- _Exercise task_
In the records below, find the line containing "Write a Python" and the line containing "0.13, 0.064, 0.034, 0.019, 0.011, 0.005, 0.002, 0.0]". Give again exactly those lines and every line between them, omitting the pictures.

- _Materials provided_
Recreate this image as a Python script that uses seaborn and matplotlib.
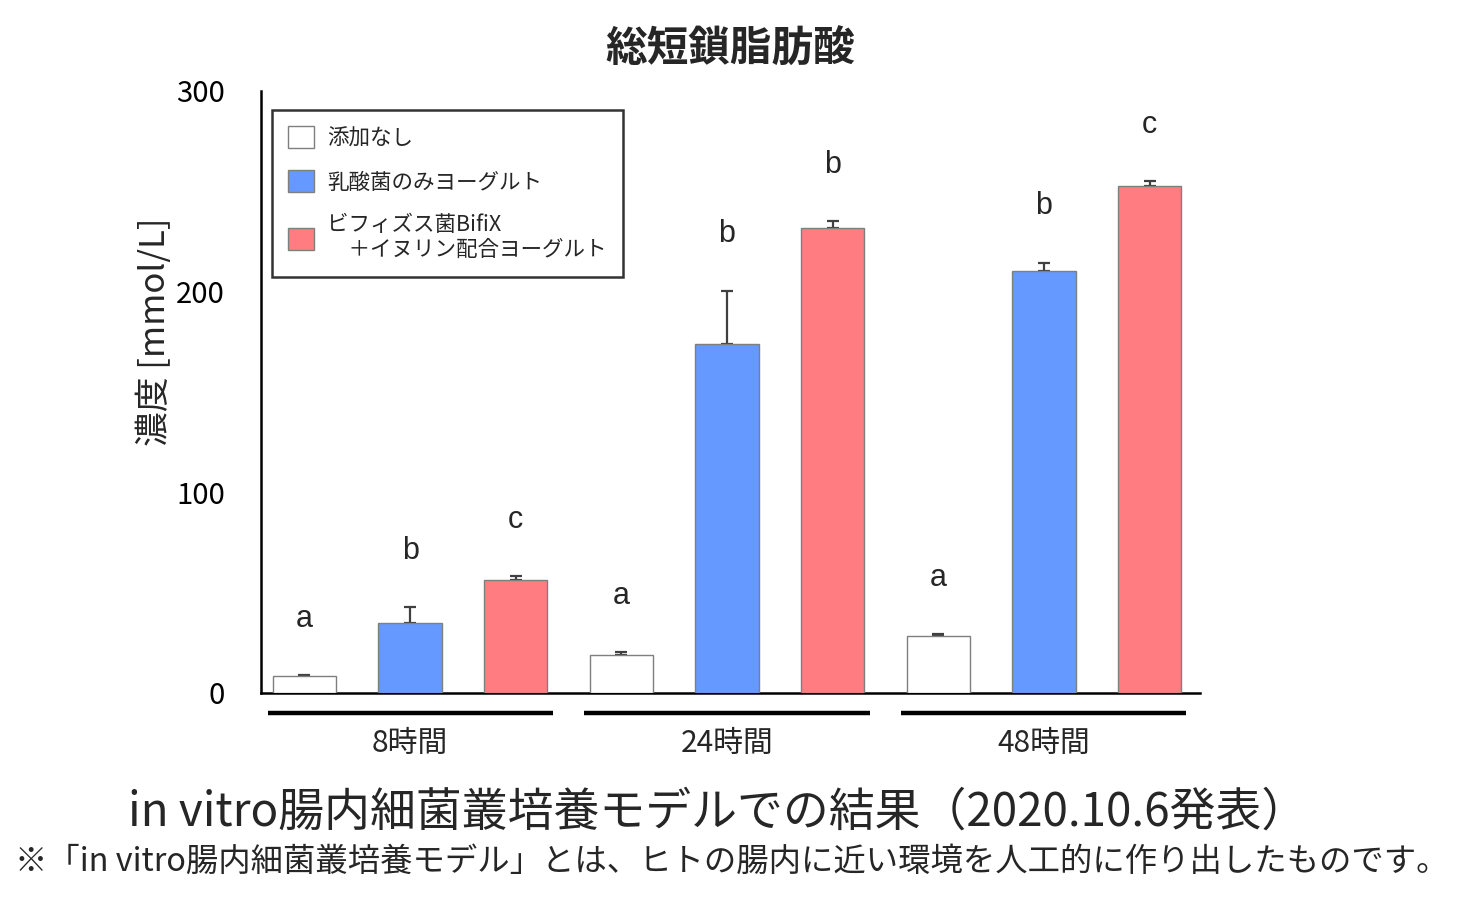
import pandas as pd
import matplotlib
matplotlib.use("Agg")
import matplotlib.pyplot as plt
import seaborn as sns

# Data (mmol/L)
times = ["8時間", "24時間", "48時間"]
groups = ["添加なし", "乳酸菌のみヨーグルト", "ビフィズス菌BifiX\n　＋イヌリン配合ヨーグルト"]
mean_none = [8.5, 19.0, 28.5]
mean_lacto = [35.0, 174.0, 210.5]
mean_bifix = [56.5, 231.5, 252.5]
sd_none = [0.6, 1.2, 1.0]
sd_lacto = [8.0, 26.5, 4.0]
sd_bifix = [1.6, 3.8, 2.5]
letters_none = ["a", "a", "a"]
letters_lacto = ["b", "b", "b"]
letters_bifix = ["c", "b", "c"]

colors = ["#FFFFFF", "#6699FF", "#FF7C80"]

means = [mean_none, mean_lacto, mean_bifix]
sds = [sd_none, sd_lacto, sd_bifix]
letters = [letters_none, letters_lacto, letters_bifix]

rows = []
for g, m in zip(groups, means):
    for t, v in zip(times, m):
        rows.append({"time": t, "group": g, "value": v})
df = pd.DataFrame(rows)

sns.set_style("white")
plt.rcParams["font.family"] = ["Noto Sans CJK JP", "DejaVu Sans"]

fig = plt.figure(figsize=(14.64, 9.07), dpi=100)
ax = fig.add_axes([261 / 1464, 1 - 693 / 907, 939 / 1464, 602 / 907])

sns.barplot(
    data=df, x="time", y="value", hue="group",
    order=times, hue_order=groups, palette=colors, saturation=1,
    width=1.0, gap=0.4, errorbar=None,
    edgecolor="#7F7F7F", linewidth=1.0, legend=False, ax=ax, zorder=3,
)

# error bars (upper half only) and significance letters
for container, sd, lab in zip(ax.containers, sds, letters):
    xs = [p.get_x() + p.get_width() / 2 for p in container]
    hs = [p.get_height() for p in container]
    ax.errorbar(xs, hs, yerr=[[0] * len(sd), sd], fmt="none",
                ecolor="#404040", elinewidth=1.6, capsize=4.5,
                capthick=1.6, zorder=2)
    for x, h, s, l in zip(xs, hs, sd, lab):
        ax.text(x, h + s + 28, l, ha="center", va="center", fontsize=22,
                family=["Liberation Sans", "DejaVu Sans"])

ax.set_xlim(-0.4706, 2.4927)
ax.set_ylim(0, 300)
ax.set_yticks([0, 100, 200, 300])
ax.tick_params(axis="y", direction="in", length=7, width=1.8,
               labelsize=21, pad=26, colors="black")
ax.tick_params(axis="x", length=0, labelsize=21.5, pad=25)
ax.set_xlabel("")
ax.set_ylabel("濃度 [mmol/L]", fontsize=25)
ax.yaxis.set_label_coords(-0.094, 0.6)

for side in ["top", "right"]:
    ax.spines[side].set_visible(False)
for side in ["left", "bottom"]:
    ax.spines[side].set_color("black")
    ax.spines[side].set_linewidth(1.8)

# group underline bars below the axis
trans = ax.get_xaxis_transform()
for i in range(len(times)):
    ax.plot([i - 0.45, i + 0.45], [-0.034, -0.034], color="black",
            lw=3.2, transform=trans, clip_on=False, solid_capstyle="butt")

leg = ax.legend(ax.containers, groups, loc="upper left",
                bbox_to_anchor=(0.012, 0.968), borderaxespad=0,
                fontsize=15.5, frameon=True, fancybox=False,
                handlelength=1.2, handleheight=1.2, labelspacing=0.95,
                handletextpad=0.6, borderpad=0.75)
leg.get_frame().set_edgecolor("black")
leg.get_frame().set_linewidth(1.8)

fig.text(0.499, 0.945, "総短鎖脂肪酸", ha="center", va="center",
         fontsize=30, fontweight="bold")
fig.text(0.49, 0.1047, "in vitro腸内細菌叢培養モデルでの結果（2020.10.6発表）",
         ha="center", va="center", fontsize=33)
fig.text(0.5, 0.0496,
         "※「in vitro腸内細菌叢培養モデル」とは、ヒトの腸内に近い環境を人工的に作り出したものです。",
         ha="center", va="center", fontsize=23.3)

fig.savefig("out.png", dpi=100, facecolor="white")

* * *

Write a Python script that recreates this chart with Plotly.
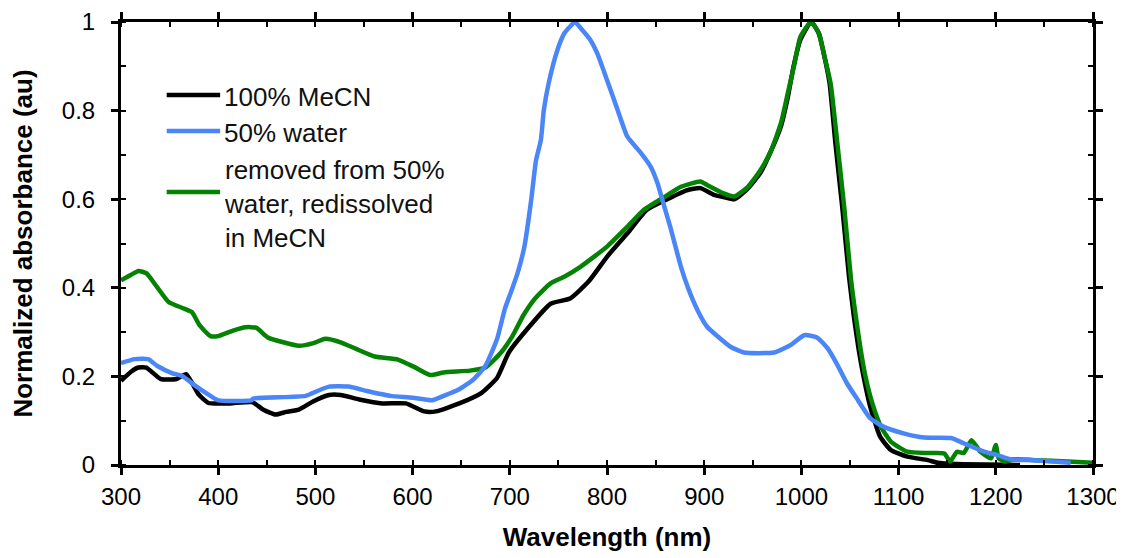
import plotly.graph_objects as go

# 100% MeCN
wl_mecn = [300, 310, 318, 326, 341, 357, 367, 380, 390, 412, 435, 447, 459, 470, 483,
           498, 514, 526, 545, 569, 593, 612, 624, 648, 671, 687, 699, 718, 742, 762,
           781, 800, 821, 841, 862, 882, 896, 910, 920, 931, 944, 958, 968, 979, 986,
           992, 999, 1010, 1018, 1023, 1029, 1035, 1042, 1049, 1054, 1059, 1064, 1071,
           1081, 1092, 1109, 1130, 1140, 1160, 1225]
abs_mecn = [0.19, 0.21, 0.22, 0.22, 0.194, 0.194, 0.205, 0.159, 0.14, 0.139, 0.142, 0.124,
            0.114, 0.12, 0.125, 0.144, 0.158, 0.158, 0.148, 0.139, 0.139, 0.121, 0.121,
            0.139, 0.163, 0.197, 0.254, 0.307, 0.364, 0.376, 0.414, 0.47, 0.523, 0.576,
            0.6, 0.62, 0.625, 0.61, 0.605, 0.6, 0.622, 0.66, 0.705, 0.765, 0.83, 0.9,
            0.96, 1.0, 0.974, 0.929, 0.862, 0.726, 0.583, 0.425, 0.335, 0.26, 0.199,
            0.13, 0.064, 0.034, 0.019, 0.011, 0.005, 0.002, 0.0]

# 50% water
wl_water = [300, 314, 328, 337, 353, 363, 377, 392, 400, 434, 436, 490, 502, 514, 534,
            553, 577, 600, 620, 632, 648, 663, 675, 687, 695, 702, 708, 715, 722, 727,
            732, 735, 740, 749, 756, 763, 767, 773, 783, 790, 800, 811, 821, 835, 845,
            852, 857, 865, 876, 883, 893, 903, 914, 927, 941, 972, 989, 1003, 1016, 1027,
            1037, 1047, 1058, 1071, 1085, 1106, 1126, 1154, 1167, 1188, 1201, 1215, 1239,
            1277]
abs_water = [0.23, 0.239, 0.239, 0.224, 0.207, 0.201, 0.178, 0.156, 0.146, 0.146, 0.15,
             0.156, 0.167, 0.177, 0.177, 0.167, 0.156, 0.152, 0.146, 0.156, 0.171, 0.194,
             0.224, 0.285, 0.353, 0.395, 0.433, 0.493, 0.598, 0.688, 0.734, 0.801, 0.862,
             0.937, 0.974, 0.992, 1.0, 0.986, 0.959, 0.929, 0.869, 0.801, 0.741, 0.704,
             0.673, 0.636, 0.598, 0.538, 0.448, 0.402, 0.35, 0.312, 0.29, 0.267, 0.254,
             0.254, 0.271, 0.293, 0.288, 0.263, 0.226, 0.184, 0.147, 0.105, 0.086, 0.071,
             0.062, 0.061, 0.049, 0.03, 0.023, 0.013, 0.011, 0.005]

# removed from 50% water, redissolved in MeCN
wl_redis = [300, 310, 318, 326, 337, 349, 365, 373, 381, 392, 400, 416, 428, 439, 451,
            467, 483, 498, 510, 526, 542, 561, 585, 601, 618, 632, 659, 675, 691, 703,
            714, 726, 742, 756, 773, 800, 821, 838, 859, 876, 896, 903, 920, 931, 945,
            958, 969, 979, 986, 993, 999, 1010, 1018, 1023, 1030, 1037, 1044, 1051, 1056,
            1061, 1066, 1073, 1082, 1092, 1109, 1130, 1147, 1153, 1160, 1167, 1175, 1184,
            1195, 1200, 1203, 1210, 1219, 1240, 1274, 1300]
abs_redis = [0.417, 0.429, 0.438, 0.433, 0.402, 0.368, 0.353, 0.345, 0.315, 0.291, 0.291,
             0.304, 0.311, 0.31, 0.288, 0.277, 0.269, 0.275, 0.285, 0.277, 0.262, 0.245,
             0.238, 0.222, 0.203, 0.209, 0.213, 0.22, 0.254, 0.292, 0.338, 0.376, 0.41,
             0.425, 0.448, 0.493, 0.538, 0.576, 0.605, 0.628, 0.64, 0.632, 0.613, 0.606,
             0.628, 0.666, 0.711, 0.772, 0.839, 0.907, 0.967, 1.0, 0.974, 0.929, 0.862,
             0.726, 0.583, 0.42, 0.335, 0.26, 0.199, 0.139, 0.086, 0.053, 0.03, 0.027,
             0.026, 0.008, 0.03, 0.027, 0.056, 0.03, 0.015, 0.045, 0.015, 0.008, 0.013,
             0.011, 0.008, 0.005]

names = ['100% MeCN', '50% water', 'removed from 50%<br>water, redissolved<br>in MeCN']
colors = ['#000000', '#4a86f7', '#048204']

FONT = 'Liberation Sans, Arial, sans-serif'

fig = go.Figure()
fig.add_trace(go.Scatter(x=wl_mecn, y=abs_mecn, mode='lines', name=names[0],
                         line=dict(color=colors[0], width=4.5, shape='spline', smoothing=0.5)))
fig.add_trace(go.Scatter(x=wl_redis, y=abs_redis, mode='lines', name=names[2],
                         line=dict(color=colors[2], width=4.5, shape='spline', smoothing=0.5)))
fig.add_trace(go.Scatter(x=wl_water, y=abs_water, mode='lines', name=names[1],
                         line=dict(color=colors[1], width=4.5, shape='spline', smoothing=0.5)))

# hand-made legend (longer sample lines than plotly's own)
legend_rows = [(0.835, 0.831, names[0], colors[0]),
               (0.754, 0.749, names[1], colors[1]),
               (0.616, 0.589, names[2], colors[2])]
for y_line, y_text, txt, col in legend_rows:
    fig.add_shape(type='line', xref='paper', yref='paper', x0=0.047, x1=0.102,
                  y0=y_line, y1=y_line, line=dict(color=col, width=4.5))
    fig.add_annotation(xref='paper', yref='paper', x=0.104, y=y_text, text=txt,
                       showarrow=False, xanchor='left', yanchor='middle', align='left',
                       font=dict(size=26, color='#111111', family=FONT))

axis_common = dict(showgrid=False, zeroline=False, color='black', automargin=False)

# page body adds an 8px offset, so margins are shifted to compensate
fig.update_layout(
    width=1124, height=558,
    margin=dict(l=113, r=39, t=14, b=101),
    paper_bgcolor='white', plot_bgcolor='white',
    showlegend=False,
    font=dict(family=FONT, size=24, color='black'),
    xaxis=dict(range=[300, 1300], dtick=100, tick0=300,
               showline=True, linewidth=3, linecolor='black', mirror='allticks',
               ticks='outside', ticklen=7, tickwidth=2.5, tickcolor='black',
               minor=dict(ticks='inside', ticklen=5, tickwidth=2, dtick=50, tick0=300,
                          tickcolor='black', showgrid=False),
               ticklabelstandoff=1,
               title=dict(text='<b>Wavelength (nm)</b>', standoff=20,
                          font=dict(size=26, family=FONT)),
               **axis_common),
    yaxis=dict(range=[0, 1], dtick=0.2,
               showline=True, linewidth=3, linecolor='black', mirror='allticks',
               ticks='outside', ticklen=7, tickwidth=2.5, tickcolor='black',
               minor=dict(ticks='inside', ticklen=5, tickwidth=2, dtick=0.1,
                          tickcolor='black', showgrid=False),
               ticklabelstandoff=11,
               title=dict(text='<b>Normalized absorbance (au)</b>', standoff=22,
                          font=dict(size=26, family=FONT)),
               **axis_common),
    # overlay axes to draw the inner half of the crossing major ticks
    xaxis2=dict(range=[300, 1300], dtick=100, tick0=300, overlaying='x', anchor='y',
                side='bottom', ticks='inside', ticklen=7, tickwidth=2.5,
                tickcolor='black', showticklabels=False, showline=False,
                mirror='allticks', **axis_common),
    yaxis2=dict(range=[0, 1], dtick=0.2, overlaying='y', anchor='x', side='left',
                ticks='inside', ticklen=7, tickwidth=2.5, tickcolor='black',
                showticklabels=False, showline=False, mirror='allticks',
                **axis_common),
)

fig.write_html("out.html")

- _Answer_
Write a Python script that recreates this chart with Plotly.
import plotly.graph_objects as go

# 100% MeCN
wl_mecn = [300, 310, 318, 326, 341, 357, 367, 380, 390, 412, 435, 447, 459, 470, 483,
           498, 514, 526, 545, 569, 593, 612, 624, 648, 671, 687, 699, 718, 742, 762,
           781, 800, 821, 841, 862, 882, 896, 910, 920, 931, 944, 958, 968, 979, 986,
           992, 999, 1010, 1018, 1023, 1029, 1035, 1042, 1049, 1054, 1059, 1064, 1071,
           1081, 1092, 1109, 1130, 1140, 1160, 1225]
abs_mecn = [0.19, 0.21, 0.22, 0.22, 0.194, 0.194, 0.205, 0.159, 0.14, 0.139, 0.142, 0.124,
            0.114, 0.12, 0.125, 0.144, 0.158, 0.158, 0.148, 0.139, 0.139, 0.121, 0.121,
            0.139, 0.163, 0.197, 0.254, 0.307, 0.364, 0.376, 0.414, 0.47, 0.523, 0.576,
            0.6, 0.62, 0.625, 0.61, 0.605, 0.6, 0.622, 0.66, 0.705, 0.765, 0.83, 0.9,
            0.96, 1.0, 0.974, 0.929, 0.862, 0.726, 0.583, 0.425, 0.335, 0.26, 0.199,
            0.13, 0.064, 0.034, 0.019, 0.011, 0.005, 0.002, 0.0]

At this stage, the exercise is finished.